The western stock is not a theoretical management line. It is harvested by the United States, Mexico, Japan, and Canada, and NOAA says U.S. wild-caught western Atlantic bluefin tuna are still managed under a rebuilding plan that allows limited harvest. That means every bit of stock health matters directly to access, season structure, and what kind of fish actually show up on your grounds.

The practical takeaway is that a healthier stock does not automatically mean open-ended opportunity. It means the fishery can support limited harvest under tighter rules, and that those rules are backed by evidence showing restraint can pay off. For crews planning expensive runs, that distinction matters: more recovery can improve odds, but quotas, seasons, and compliance still control how much of that recovery reaches the dock.

The management history behind the rebound

This recovery did not happen quickly, and that is exactly why it matters. Atlantic bluefin tuna have been exploited for more than two millennia, and they are managed by the International Commission for the Conservation of Atlantic Tunas, an intergovernmental body with 55 contracting parties. ICCAT adopted a 15-year eastern Atlantic and Mediterranean recovery plan beginning in 2007 after stocks were in trouble, and that long arc is part of the backdrop for today’s gains.

NOAA also said in 2025 that the United States secured the largest single-year increase in its bluefin quota in the history of the fishery. Put that next to the new science and the message is hard to miss: the fishery is still tightly managed, but the management has started to produce measurable upside. For the community, that means the conversation is no longer only about restrictions. It is also about what disciplined rebuilding can return.

Why the western Atlantic still matters in the life cycle

NOAA and Stanford-led research has identified the Slope Sea, between the Gulf Stream and the Northeast United States continental shelf, as an important western Atlantic spawning area. That detail is crucial for anyone following bluefin seasons, because it reminds you the western Atlantic is not just a migration corridor or a feeding lane. It is part of the species’ reproductive engine.

NOAA’s broader bluefin science has pointed to that area as a key piece of the puzzle, reinforcing how closely habitat, spawning, and stock rebuilding are tied together. When bluefin conditions improve in the West, that does not just affect one bite window. It can influence where fish are available, how many year classes show up, and how much consistency anglers can expect from season to season.

What this means on the water now

For the fishing community, the most useful way to read this story is as a reminder that bluefin abundance is built over decades, not weeks. The study shows that conservation measures in the western Atlantic were not symbolic. They helped create a refuge that supported recovery across a highly migratory stock, and that should shape how anglers think about the resource they are targeting.

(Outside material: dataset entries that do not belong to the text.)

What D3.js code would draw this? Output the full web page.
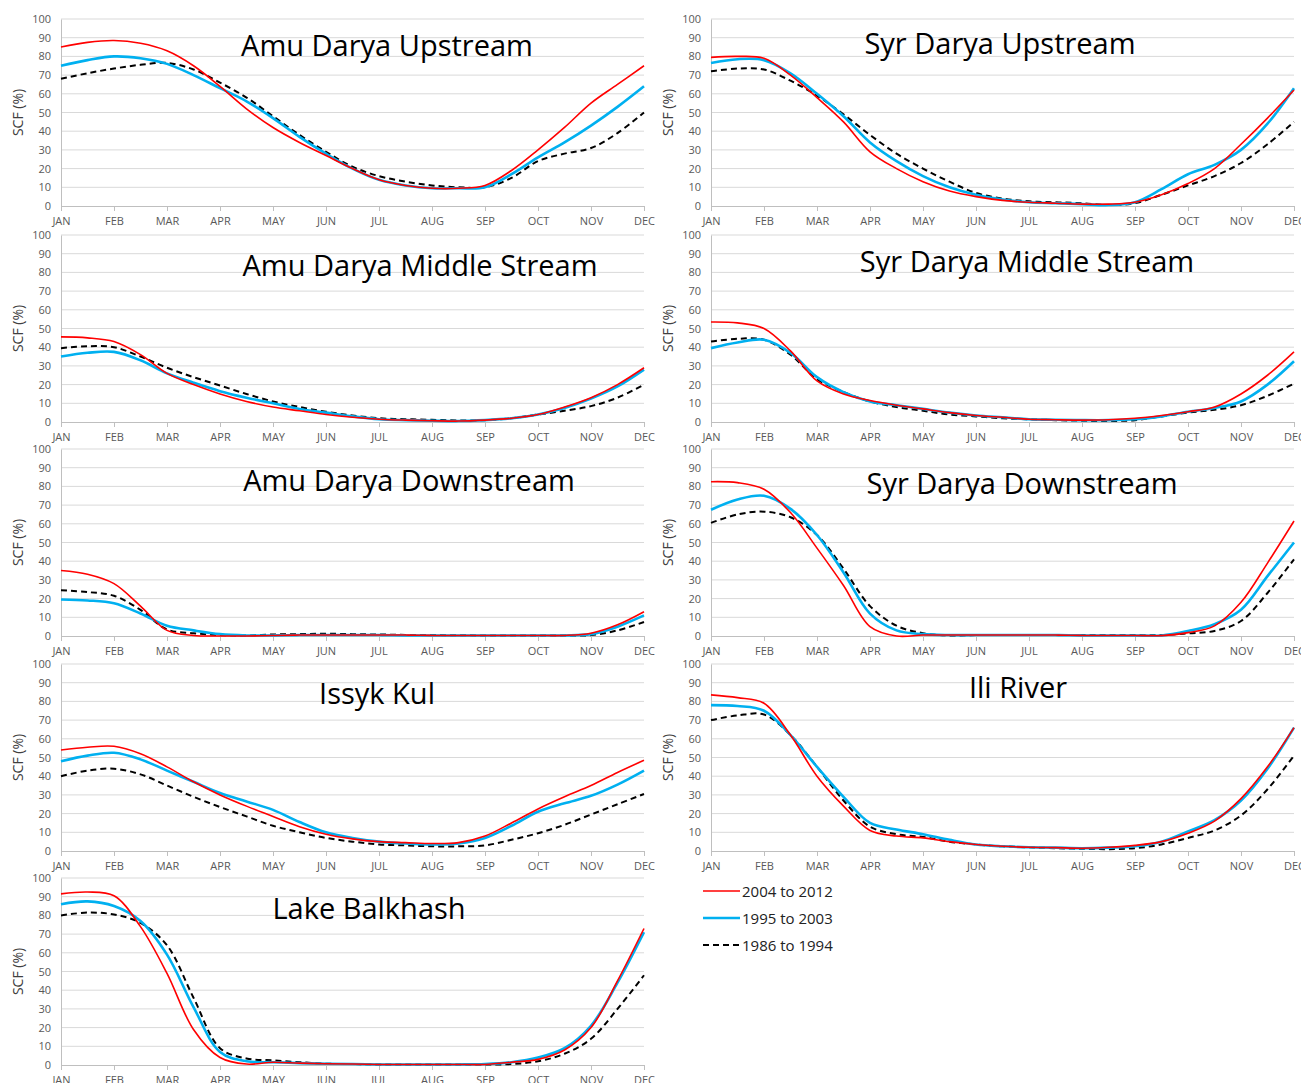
<!DOCTYPE html>
<meta charset="utf-8">
<style>
    body { margin: 0; background: #fff; }
    .grid line { stroke: #d9d9d9; stroke-width: 1; }
    .axis text { font: 11px 'Open Sans', sans-serif; fill: #595959; }
    .axis path, .axis line { stroke: #bfbfbf; }
    .ytitle { font: 14px 'Open Sans', sans-serif; fill: #404040; }
    .ptitle { font: 29px 'Open Sans', sans-serif; fill: #000; }
    .legend text { font: 15px 'Open Sans', sans-serif; fill: #222; }
</style>
<body>
<script src="https://d3js.org/d3.v7.min.js"></script>
<script>
// months on the axis; series are read at half-month steps (JAN, mid JAN, FEB, ...)
var months = ["JAN","FEB","MAR","APR","MAY","JUN","JUL","AUG","SEP","OCT","NOV","DEC"];
var yTicks = [0,10,20,30,40,50,60,70,80,90,100];
var seriesNames = ["2004 to 2012","1995 to 2003","1986 to 1994"];

var amuUp_2012 = [85,87.5,88.5,87,83,75,64,52,42,34,27,20,14,11,9.5,9.5,11,19,30,42,55,65,75];
var amuUp_2003 = [75,78,80,79,76,70,63,56,47,37,28,20,14,11,9.5,9.5,10,17,26,34,43,53,64];
var amuUp_1994 = [68,71,73.5,75.5,76.5,73,66,58,48,38,29,21,16,13,11,10,10,15,24,28,31,39,50];

var syrUp_2012 = [79.5,80,79,70,58,45,29,20,13,8,5,3,2,1.5,1,1,2,6,12,20,33,47,62];
var syrUp_2003 = [76.5,78.5,78,71,60,48,34,24,16,10,6,3.5,2,1.5,1,0.5,2,9,17,22,30,44,63];
var syrUp_1994 = [72,73.5,73,67,59,49,38,28,20,13,7,4,2.5,2,1.5,0.5,1.5,6,11,16,23,33,45];

var amuMid_2012 = [45.5,45,43,36,26,20,15,11,8,6,4,2.5,1.5,1,0.7,0.5,1,2,4,8,13,20,29];
var amuMid_2003 = [35,37,37.5,33,26,21,16.5,13,10,7,5,3,1.5,1,0.7,0.5,1,2,4,7.5,12.5,19,28];
var amuMid_1994 = [39.5,40.5,40,35,29,24,19.5,15,11,8,5.5,3.5,2,1.5,1.2,0.8,1,2,4,6,8.5,13,20];

var syrMid_2012 = [53.5,53,50,38,22,15,11.5,9,7,5,3.5,2.5,1.5,1.2,1,1.2,2,3.5,5.5,8,15,25,37.5];
var syrMid_2003 = [39.5,42.5,44,37,24,16,11,9,7,5,3.5,2.5,1.5,1.2,1,1,1.5,3,5.5,7.5,11,20,32.5];
var syrMid_1994 = [43,44.5,44,36,23,16,11,8,6,4,3,2,1.5,1,0.7,0.5,1,3,5,6.5,9,14,20.5];

var amuDown_2012 = [35,33,28,16,3,0.3,0,0,0.3,0.5,0.5,0.5,0.5,0.5,0.3,0.3,0.3,0.3,0.3,0.3,1.5,6,13];
var amuDown_2003 = [19.5,19,17.5,12,5.5,3,1,0.3,0.3,0.5,0.5,0.5,0.5,0.3,0.3,0.3,0.3,0.3,0.3,0.3,1,5,11];
var amuDown_1994 = [24.5,23.5,21.5,14,3.5,1.5,0.5,0.3,0.8,1,1.2,1,0.8,0.6,0.5,0.4,0.3,0.3,0.3,0.3,0.5,3,7.5];

var syrDown_2012 = [82.5,82,78.5,66,47,27,5,0,0.5,0.5,0.5,0.5,0.5,0.5,0.3,0.3,0.3,0.2,1.8,5.4,18,39,61.5];
var syrDown_2003 = [67.5,73,75,68,54,34,12,3,1,0.5,0.5,0.5,0.5,0.5,0.3,0.3,0.3,0.3,2.7,6.3,14,32,50];
var syrDown_1994 = [60.5,65,66.5,63.5,54,36,16,5.5,1.5,0.3,0.5,0.5,0.5,0.5,0.5,0.5,0.5,0.5,1.4,2.7,8,23,41];

var issyk_2012 = [54,55.5,56,52,45,37,30,24,18.5,13,9,6.5,5,4.5,4,4.5,8,15,22.5,29,35,42,48.5];
var issyk_2003 = [48,51,52.5,49,43,37,31,26.5,22,15.5,10,7,5,4,3.5,4,7,13.5,21,25.5,29.5,35.5,43];
var issyk_1994 = [40,43,44,41,35,29,23.5,18.5,13.5,10,7,5,3.5,3,2.5,2.5,3,6,9.5,14,19.5,25,30.5];

var ili_2012 = [83.5,82,79,62,40,24,11,8,7,5,3.5,2.5,2,1.8,1.5,2,3,5,9.5,16,28,45,66];
var ili_2003 = [78,77.5,75,62,45,29,15,11.5,9,6,3.5,2.5,2,1.8,1.5,1.8,2.5,5,10.5,16.5,27,44,66];
var ili_1994 = [70,72.5,73,62,45,27,13,9,7.5,5,3.5,2.5,2,1.5,1.2,1,1.5,3.5,7,11,19,33,51];

var balk_2012 = [91.5,92.5,90.5,74,49,19,4,0.5,1.5,1,0.7,0.5,0.3,0.3,0.3,0.3,0.3,1.5,3,8,20,45,73];
var balk_2003 = [86,87.5,85,77,59,31,7,2,1.5,1,0.7,0.5,0.3,0.3,0.3,0.3,0.5,1.5,4,9,21,44,71];
var balk_1994 = [80,81.5,80.5,76,64,36,9,3.5,2.5,1.5,0.7,0.5,0.3,0.3,0.3,0.3,0.3,0.5,2,6,14,30,48];

var panels = [
    {title: "Amu Darya Upstream", series: [amuUp_2012, amuUp_2003, amuUp_1994]},
    {title: "Syr Darya Upstream", series: [syrUp_2012, syrUp_2003, syrUp_1994]},
    {title: "Amu Darya Middle Stream", series: [amuMid_2012, amuMid_2003, amuMid_1994]},
    {title: "Syr Darya Middle Stream", series: [syrMid_2012, syrMid_2003, syrMid_1994]},
    {title: "Amu Darya Downstream", series: [amuDown_2012, amuDown_2003, amuDown_1994]},
    {title: "Syr Darya Downstream", series: [syrDown_2012, syrDown_2003, syrDown_1994]},
    {title: "Issyk Kul", series: [issyk_2012, issyk_2003, issyk_1994]},
    {title: "Ili River", series: [ili_2012, ili_2003, ili_1994]},
    {title: "Lake Balkhash", series: [balk_2012, balk_2003, balk_1994]}
];

var styles = [
    {color: "#ff0000", width: 1.6, dash: null},
    {color: "#00b0f0", width: 2.6, dash: null},
    {color: "#000000", width: 2, dash: "6,4"}
];

var width = 1301, height = 1083;
var colX = [61, 711], rowY = [19, 235, 449, 664, 878];
var pw = 583, ph = 187;
// title centre / baseline offsets inside each panel
var titlePos = [[326,37],[289,35],[359,41],[316,37],[348,42],[311,45],[316,40],[307,34],[308,41]];

var svg = d3.select("body").append("svg")
    .attr("width", width)
    .attr("height", height);

var x = d3.scaleLinear().domain([0, 11]).range([0, pw]);
var y = d3.scaleLinear().domain([0, 100]).range([ph, 0]);

var line = d3.line()
    .x(function(d, i) { return x(i / 2) })
    .y(function(d) { return y(d) })
    .curve(d3.curveCatmullRom.alpha(0.5));

panels.forEach(function(p, k) {
    var g = svg.append("g")
        .attr("transform", "translate(" + colX[k % 2] + "," + rowY[Math.floor(k / 2)] + ")");

    g.append("g").attr("class", "grid")
        .selectAll("line")
        .data(yTicks.slice(1))
        .enter().append("line")
        .attr("x1", 0).attr("x2", pw)
        .attr("y1", function(d) { return y(d) })
        .attr("y2", function(d) { return y(d) });

    g.append("g").attr("class", "axis")
        .call(d3.axisLeft(y).tickValues(yTicks).tickSize(0).tickPadding(10));

    g.append("g").attr("class", "axis")
        .attr("transform", "translate(0," + ph + ")")
        .call(d3.axisBottom(x).tickValues(d3.range(12))
            .tickFormat(function(d) { return months[d] })
            .tickSize(5).tickSizeOuter(0).tickPadding(6));

    g.append("text").attr("class", "ytitle")
        .attr("transform", "translate(-38," + (ph / 2) + ") rotate(-90)")
        .attr("text-anchor", "middle")
        .text("SCF (%)");

    g.append("text").attr("class", "ptitle")
        .attr("x", titlePos[k][0]).attr("y", titlePos[k][1])
        .attr("text-anchor", "middle")
        .text(p.title);

    // draw oldest first so red sits on top
    [2, 1, 0].forEach(function(s) {
        g.append("path")
            .datum(p.series[s])
            .attr("fill", "none")
            .attr("stroke", styles[s].color)
            .attr("stroke-width", styles[s].width)
            .attr("stroke-dasharray", styles[s].dash)
            .attr("d", line);
    });
});

var legend = svg.append("g").attr("class", "legend")
    .attr("transform", "translate(703,891)");

seriesNames.forEach(function(name, i) {
    var row = legend.append("g").attr("transform", "translate(0," + (i * 27) + ")");
    row.append("line")
        .attr("x1", 0).attr("x2", 37)
        .attr("stroke", styles[i].color)
        .attr("stroke-width", styles[i].width)
        .attr("stroke-dasharray", styles[i].dash);
    row.append("text")
        .attr("x", 39).attr("y", 5.5)
        .text(name);
});
</script>
</body>
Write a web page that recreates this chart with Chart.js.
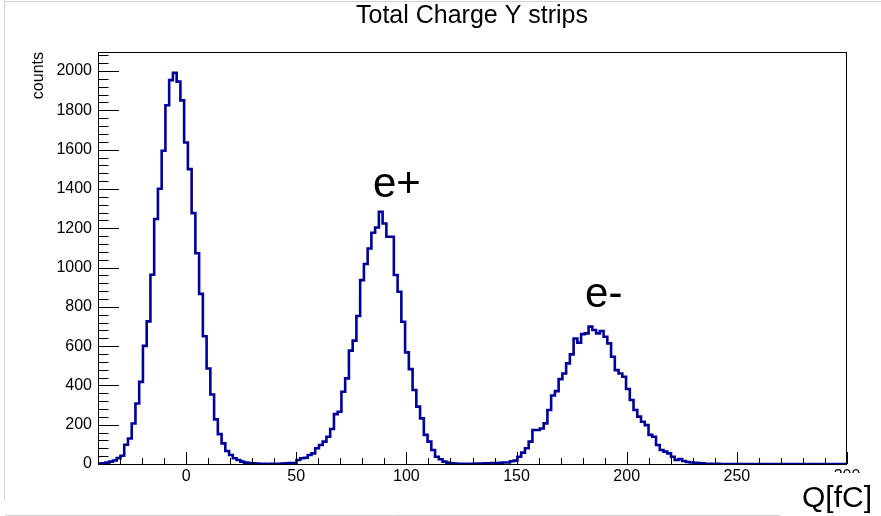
<!DOCTYPE html>
<html>
<head>
<meta charset="utf-8">
<title>Total Charge Y strips</title>
<script src="https://cdn.jsdelivr.net/npm/chart.js@4/dist/chart.umd.min.js"></script>
<style>
  html, body { margin: 0; padding: 0; background: #fff; }
  #wrap { width: 881px; height: 516px; }
</style>
</head>
<body>
<div id="wrap"><canvas id="hist" width="881" height="516"></canvas></div>
<script>
// histogram: 200 bins of 1.7 fC from -40 to 300
var xMin = -40;
var xMax = 300;
var binWidth = 1.7;

// bin contents
var counts = [
  2, 4, 7, 12, 18, 30, 42, 98, 130, 206,
  308, 418, 601, 726, 963, 1247, 1401, 1594, 1826, 1954,
  1991, 1946, 1851, 1636, 1501, 1277, 1073, 866, 650, 486,
  354, 227, 152, 105, 66, 46, 29, 20, 12, 7,
  5, 3, 2, 1, 1, 0, 1, 0, 1, 2,
  3, 5, 5, 20, 29, 32, 46, 54, 80, 97,
  114, 139, 178, 254, 266, 368, 436, 577, 628, 753,
  936, 1018, 1097, 1177, 1204, 1284, 1224, 1157, 1157, 962,
  877, 724, 568, 483, 377, 292, 232, 148, 114, 71,
  37, 24, 12, 7, 4, 2, 1, 1, 0, 1,
  1, 2, 2, 3, 4, 5, 5, 6, 8, 8,
  14, 17, 37, 58, 80, 114, 173, 173, 181, 207,
  275, 349, 371, 432, 461, 512, 558, 639, 617, 661,
  665, 699, 682, 665, 677, 648, 614, 546, 478, 461,
  444, 382, 326, 275, 241, 215, 198, 148, 139, 97,
  71, 63, 54, 37, 20, 25, 15, 10, 8, 6,
  5, 3, 1, 1, 0, 1, 0, 0, 0, 0,
  0, 0, 0, 0, 0, 0, 0, 0, 0, 0,
  0, 0, 0, 0, 0, 0, 0, 0, 0, 0,
  0, 0, 0, 0, 0, 0, 0, 0, 0, 0
];

var xTickLabels = [0, 50, 100, 150, 200, 250, 300];
var yTickLabels = [0, 200, 400, 600, 800, 1000, 1200, 1400, 1600, 1800, 2000];
var yMax = 2097;

// peak labels, placed in data units
var peakNames = ["e+", "e-"];
var peakX = [84.8, 181.1];
var peakY = [1360, 800];

var FONT = '"Liberation Sans", Arial, Helvetica, sans-serif';

// step points: left edge of each bin, plus the right edge of the last one
var points = counts.map(function (c, i) {
  return { x: xMin + i * binWidth, y: c };
});
points.push({ x: xMax, y: counts[counts.length - 1] });

// ROOT-like frame, inward ticks and texts
var rootFrame = {
  id: "rootFrame",
  afterDatasetsDraw: function (chart) {
    var ctx = chart.ctx;
    var area = chart.chartArea;
    var sx = chart.scales.x;
    var sy = chart.scales.y;

    ctx.save();

    // light canvas border
    ctx.strokeStyle = "#d0d0d0";
    ctx.lineWidth = 1;
    ctx.beginPath();
    ctx.moveTo(4.5, 0);
    ctx.lineTo(4.5, 500);
    ctx.moveTo(5, 1.5);
    ctx.lineTo(881, 1.5);
    ctx.moveTo(5, 515.5);
    ctx.lineTo(780, 515.5);
    ctx.stroke();

    // frame
    ctx.strokeStyle = "#000";
    ctx.lineWidth = 1;
    ctx.strokeRect(area.left + 0.5, area.top + 0.5, area.right - area.left - 1, area.bottom - area.top);

    // x ticks every 10, long at 50
    ctx.beginPath();
    for (var v = xMin; v <= xMax; v += 10) {
      var px = Math.round(sx.getPixelForValue(v)) + 0.5;
      var len = v % 50 === 0 ? 12 : 6;
      ctx.moveTo(px, area.bottom);
      ctx.lineTo(px, area.bottom - len);
    }
    // y ticks every 40, long at 200
    for (var w = 0; w <= yMax; w += 40) {
      var py = Math.round(sy.getPixelForValue(w)) + 0.5;
      var ylen = w % 200 === 0 ? 21 : 10.5;
      ctx.moveTo(area.left, py);
      ctx.lineTo(area.left + ylen, py);
    }
    ctx.stroke();

    // tick labels
    ctx.fillStyle = "#000";
    ctx.font = "16px " + FONT;
    ctx.textAlign = "right";
    ctx.textBaseline = "middle";
    yTickLabels.forEach(function (t) {
      ctx.fillText(String(t), area.left - 6, sy.getPixelForValue(t));
    });
    ctx.textAlign = "center";
    ctx.textBaseline = "top";
    xTickLabels.forEach(function (t) {
      ctx.fillText(String(t), sx.getPixelForValue(t), area.bottom + 5);
    });

    // axis title y
    ctx.save();
    ctx.translate(43, area.top);
    ctx.rotate(-Math.PI / 2);
    ctx.textAlign = "right";
    ctx.textBaseline = "alphabetic";
    ctx.font = "16px " + FONT;
    ctx.fillText("counts", 0, 0);
    ctx.restore();

    // title
    ctx.textAlign = "center";
    ctx.textBaseline = "alphabetic";
    ctx.font = "25px " + FONT;
    ctx.fillText("Total Charge Y strips", 472, 23);

    // peak labels
    ctx.textAlign = "left";
    ctx.font = "42px " + FONT;
    peakNames.forEach(function (name, i) {
      ctx.fillText(name, sx.getPixelForValue(peakX[i]), sy.getPixelForValue(peakY[i]));
    });

    // pasted x-axis title box
    ctx.fillStyle = "#fff";
    ctx.fillRect(780, 473, 101, 43);
    ctx.fillStyle = "#000";
    ctx.font = "30px " + FONT;
    ctx.fillText("Q[fC]", 802, 507);

    ctx.restore();
  }
};

var ctx = document.getElementById("hist").getContext("2d");

var histChart = new Chart(ctx, {
  type: "line",
  data: {
    datasets: [
      {
        label: "Total Charge Y strips",
        data: points,
        stepped: true,
        borderColor: "#000099",
        borderWidth: 2.6,
        pointRadius: 0,
        fill: false,
        tension: 0,
      },
    ],
  },
  options: {
    responsive: false,
    animation: false,
    devicePixelRatio: 1,
    layout: {
      padding: { left: 98, right: 34, top: 52, bottom: 52 },
    },
    plugins: {
      legend: { display: false },
      tooltip: { enabled: false },
      title: { display: false },
    },
    scales: {
      x: { type: "linear", min: xMin, max: xMax, display: false },
      y: { min: 0, max: yMax, display: false },
    },
  },
  plugins: [rootFrame],
});
</script>
</body>
</html>
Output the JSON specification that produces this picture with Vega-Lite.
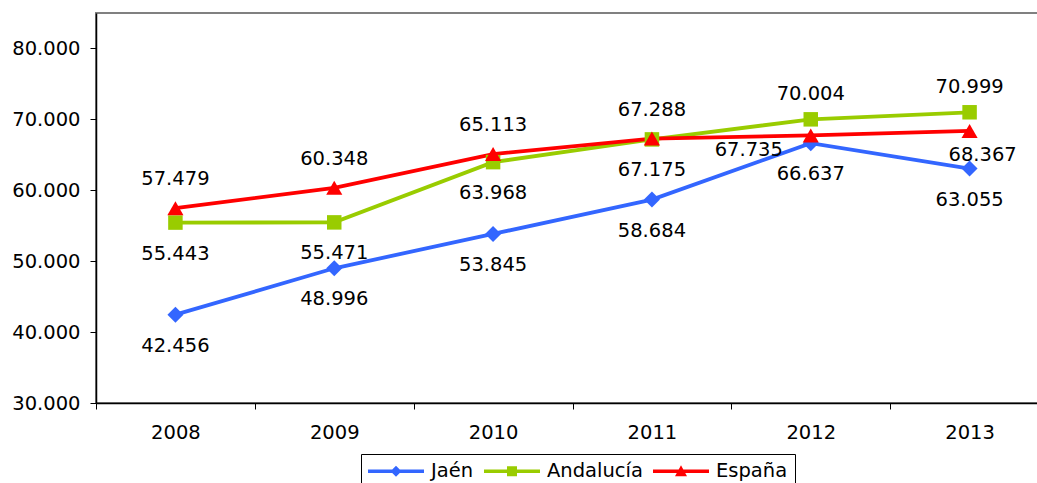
{
  "$schema": "https://vega.github.io/schema/vega-lite/v6.json",
  "width": 953,
  "height": 390,
  "autosize": {"type": "none"},
  "padding": {"left": 96, "top": 13, "right": 0, "bottom": 80},
  "background": "white",
  "config": {
    "locale": {"number": {"decimal": ",", "thousands": ".", "grouping": [3], "currency": ["", " €"]}},
    "font": "DejaVu Sans",
    "view": {"stroke": "#808080", "strokeWidth": 2},
    "axis": {"grid": false, "labelFont": "DejaVu Sans", "labelFontSize": 19.5, "labelColor": "#000", "domainColor": "#000", "domainWidth": 1.5, "tickColor": "#000", "tickWidth": 1, "tickSize": 6, "title": null}
  },
  "data": {"values": [
    {"year": "2008", "series": "Jaén", "value": 42456},
    {"year": "2009", "series": "Jaén", "value": 48996},
    {"year": "2010", "series": "Jaén", "value": 53845},
    {"year": "2011", "series": "Jaén", "value": 58684},
    {"year": "2012", "series": "Jaén", "value": 66637},
    {"year": "2013", "series": "Jaén", "value": 63055},
    {"year": "2008", "series": "Andalucía", "value": 55443},
    {"year": "2009", "series": "Andalucía", "value": 55471},
    {"year": "2010", "series": "Andalucía", "value": 63968},
    {"year": "2011", "series": "Andalucía", "value": 67175},
    {"year": "2012", "series": "Andalucía", "value": 70004},
    {"year": "2013", "series": "Andalucía", "value": 70999},
    {"year": "2008", "series": "España", "value": 57479},
    {"year": "2009", "series": "España", "value": 60348},
    {"year": "2010", "series": "España", "value": 65113},
    {"year": "2011", "series": "España", "value": 67288},
    {"year": "2012", "series": "España", "value": 67735},
    {"year": "2013", "series": "España", "value": 68367}
  ]},
  "encoding": {
    "x": {"field": "year", "type": "ordinal", "scale": {"paddingInner": 0, "paddingOuter": 0},
          "axis": {"labelAngle": 0, "tickBand": "extent", "labelPadding": 14}},
    "y": {"field": "value", "type": "quantitative",
          "scale": {"domain": [30000, 85000], "nice": false, "zero": false},
          "axis": {"values": [30000, 40000, 50000, 60000, 70000, 80000], "format": ",d", "labelPadding": 10}},
    "color": {"field": "series", "type": "nominal",
              "scale": {"domain": ["Jaén", "Andalucía", "España"], "range": ["#3366FF", "#99CC00", "#FF0000"]}}
  },
  "layer": [
    {"mark": {"type": "line", "strokeWidth": 3.8}, "encoding": {"detail": {"field": "series"}}},
    {"transform": [{"filter": "datum.series == 'Jaén'"}],
     "mark": {"type": "point", "shape": "diamond", "filled": true, "opacity": 1, "size": 256}},
    {"transform": [{"filter": "datum.series == 'Andalucía'"}],
     "mark": {"type": "point", "shape": "square", "filled": true, "opacity": 1, "size": 210}},
    {"transform": [{"filter": "datum.series == 'España'"}],
     "mark": {"type": "point", "shape": "triangle-up", "filled": true, "opacity": 1, "size": 260}},
    {"transform": [{"filter": "datum.series == 'España' && datum.year <= '2011'"}],
     "mark": {"type": "text", "fontSize": 19.5, "dy": -29, "font": "DejaVu Sans"},
     "encoding": {"text": {"field": "value", "type": "quantitative", "format": ",d"}, "color": {"value": "#000"}}},
    {"transform": [{"filter": "datum.series == 'Andalucía' && datum.year >= '2012'"}],
     "mark": {"type": "text", "fontSize": 19.5, "dy": -25, "font": "DejaVu Sans"},
     "encoding": {"text": {"field": "value", "type": "quantitative", "format": ",d"}, "color": {"value": "#000"}}},
    {"transform": [{"filter": "datum.series == 'Jaén' || (datum.series == 'Andalucía' && datum.year <= '2011')"}],
     "mark": {"type": "text", "fontSize": 19.5, "dy": 31, "font": "DejaVu Sans"},
     "encoding": {"text": {"field": "value", "type": "quantitative", "format": ",d"}, "color": {"value": "#000"}}},
    {"transform": [{"filter": "datum.series == 'España' && datum.year == '2013'"}],
     "mark": {"type": "text", "fontSize": 19.5, "dy": 24, "dx": 13, "font": "DejaVu Sans"},
     "encoding": {"text": {"field": "value", "type": "quantitative", "format": ",d"}, "color": {"value": "#000"}}},
    {"transform": [{"filter": "datum.series == 'España' && datum.year == '2012'"}],
     "mark": {"type": "text", "fontSize": 19.5, "dy": 15, "dx": -62, "font": "DejaVu Sans"},
     "encoding": {"text": {"field": "value", "type": "quantitative", "format": ",d"}, "color": {"value": "#000"}}},
    {"transform": [{"filter": "datum.series == 'none'"}],
     "mark": {"type": "point", "filled": true, "opacity": 1},
     "encoding": {
       "shape": {"field": "series", "type": "nominal",
                 "scale": {"domain": ["Jaén", "Andalucía", "España"],
                           "range": ["M-2.8,-0.18H2.8V0.18H-2.8Z M0,-0.55L0.55,0L0,0.55L-0.55,0Z",
                                     "M-2.8,-0.18H2.8V0.18H-2.8Z M-0.5,-0.5H0.5V0.5H-0.5Z",
                                     "M-2.8,-0.18H2.8V0.18H-2.8Z M0,-0.6L0.6,0.5H-0.6Z"]},
                 "legend": {"title": null, "orient": "none", "legendX": 265, "legendY": 441, "direction": "horizontal", "symbolSize": 400,
                            "symbolOffset": 18, "labelOffset": 25, "columnPadding": 10, "padding": 7,
                            "strokeColor": "#000", "labelFontSize": 19.5, "labelFont": "DejaVu Sans",
                            "labelColor": "#000", "symbolStrokeWidth": 0, "symbolOpacity": 1}},
       "color": {"field": "series", "type": "nominal",
                 "legend": {"title": null, "orient": "none", "legendX": 265, "legendY": 441, "direction": "horizontal", "symbolSize": 400,
                            "symbolOffset": 18, "labelOffset": 25, "columnPadding": 10, "padding": 7,
                            "strokeColor": "#000", "labelFontSize": 19.5, "labelFont": "DejaVu Sans",
                            "labelColor": "#000", "symbolStrokeWidth": 0, "symbolOpacity": 1}}
     }}
  ]
}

  • Expect opportunity to remain tied to international stock mixing, not just local weather or bait.
  • Expect limited harvest to stay central to the U.S. fishery under the rebuilding plan.
  • Expect the Slope Sea and the Northeast shelf to remain important in the bluefin conversation.
  • Expect future quota decisions to stay linked to long-term science, not short-term pressure.

That is the real lesson in the new NOAA story. Bluefin are showing up because a long conservation chain held together across the western Atlantic, the North Atlantic, and the wider ICCAT system. For anglers, coastal businesses, and the ports that depend on tuna season, the message is the same: discipline on the water today is what keeps tomorrow’s bluefin season alive.